Luis cuenta que esto de las cápsulas no es para todo el mundo. “Hace unos días, un chico se agobió y se fue”. Las cápsulas miden unos dos metros de largo, uno de ancho y uno de alto. Contienen un colchón, una manta, un espejo y un panel con una luz interior que puede cambiar de color al gusto del usuario (azul, rosa, verde, blanco y amarillo). Una vez dentro, el ocupante puede cerrar la puerta de madera corredera hasta que suena un clac. Para salir, debe pulsar un botón. Un ruido electrónico indica que el candado se ha desbloqueado. Luis cuenta que la gente “flipa” cuando les dice que se está quedando en una cápsula. “Yo la verdad que estoy a gusto”, les dice. “Es un sitio confortable y limpio”.
Luis trabaja como profesor interino cubriendo una baja, y no sabe cuánto tiempo le queda en Madrid, así que esta opción le conviene porque le permite reservar por semanas o quincenas y es más barata que otros establecimientos de habitaciones compartidas en la capital. “Hay hostales que te cobran 70 u 80 euros por una noche”.
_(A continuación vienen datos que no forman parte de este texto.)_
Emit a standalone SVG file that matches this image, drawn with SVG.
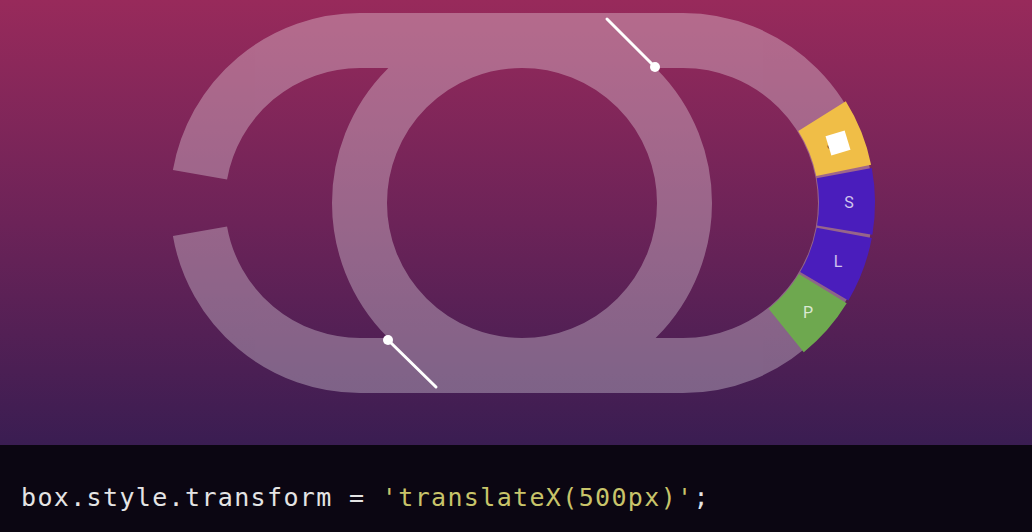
<svg xmlns="http://www.w3.org/2000/svg" width="1032" height="532" viewBox="0 0 1032 532">
<defs>
<linearGradient id="bg" x1="0" y1="0" x2="0" y2="445" gradientUnits="userSpaceOnUse">
<stop offset="0" stop-color="#982a5b"/>
<stop offset="0.5" stop-color="#6c2358"/>
<stop offset="1" stop-color="#3a1d52"/>
</linearGradient>
</defs>
<style>
.track{fill:none;stroke:#ffffff;stroke-width:55}
.lbl{font-family:Roboto,"Liberation Sans",sans-serif;font-size:16px;fill:#ffffff;fill-opacity:0.75;text-anchor:middle;dominant-baseline:central}
.code{font-family:"DejaVu Sans Mono","Liberation Mono",monospace;font-size:25px;letter-spacing:1.35px}
.pin{stroke:#ffffff;stroke-width:3;stroke-linecap:round}
</style>
<rect x="0" y="0" width="1032" height="445" fill="url(#bg)"/>
<rect x="0" y="445" width="1032" height="87" fill="#0b0612"/>
<g id="track" opacity="0.3">
<path class="track" d="M 199.97 174.78 A 162.5 162.5 0 0 1 360 40.5 L 683 40.5 A 162.5 162.5 0 0 1 683 365.5 L 360 365.5 A 162.5 162.5 0 0 1 199.97 231.22"/>
<circle class="track" cx="522" cy="203" r="162.5"/>
</g>
<g id="seg-js">
<path d="M 845.8 101.3 A 192 192 0 0 1 871.1 164.7 L 816.3 175.9 A 136 136 0 0 0 798.3 130.9 Z" fill="#f0be47"/>
<text x="836" y="143" class="lbl" style="fill:#6a4a2a;fill-opacity:0.8">JS</text>
<rect x="828" y="133" width="20" height="20" fill="#ffffff" transform="rotate(-17 838 143)"/>
</g>
<g id="seg-s">
<path d="M 871.8 168 A 192 192 0 0 1 872.4 234.7 L 817.1 225.4 A 136 136 0 0 0 816.7 178.2 Z" fill="#4a1dbc"/>
<text x="849" y="202" class="lbl">S</text>
</g>
<g id="seg-l">
<path d="M 871.8 238 A 192 192 0 0 1 848.4 300.4 L 800.2 272 A 136 136 0 0 0 816.7 227.8 Z" fill="#4a1dbc"/>
<text x="838" y="261" class="lbl">L</text>
</g>
<g id="seg-p">
<path d="M 846.7 303.3 A 192 192 0 0 1 803.8 352.2 L 768.6 308.7 A 136 136 0 0 0 799 274.1 Z" fill="#6ea84f"/>
<text x="808" y="312" class="lbl">P</text>
</g>
<g id="connectors">
<line class="pin" x1="607" y1="19" x2="655" y2="67"/>
<circle cx="655" cy="67" r="5" fill="#ffffff"/>
<line class="pin" x1="388" y1="340" x2="436" y2="387"/>
<circle cx="388" cy="340" r="5" fill="#ffffff"/>
</g>
<g id="code">
<text x="21" y="506" class="code"><tspan fill="#e4e4e4">box.style.transform = </tspan><tspan fill="#c8c46a">'translateX(500px)'</tspan><tspan fill="#e4e4e4">;</tspan></text>
</g>
</svg>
Como tiene coche propio, cuando vuelve a Cáceres anuncia el viaje en Blablacar y tiene la oportunidad de oír los lamentos de muchos cacereños amargados por los precios de la vivienda en Madrid. “Todos, todos, todos comparten piso. No hay nadie que tenga piso propio. Esta ciudad es imposible”.
Pasadas las dos de la mañana, la colmena permanece en absoluto silencio. Él sigue en el comedor corrigiendo exámenes, iluminado por la pantalla de su ordenador.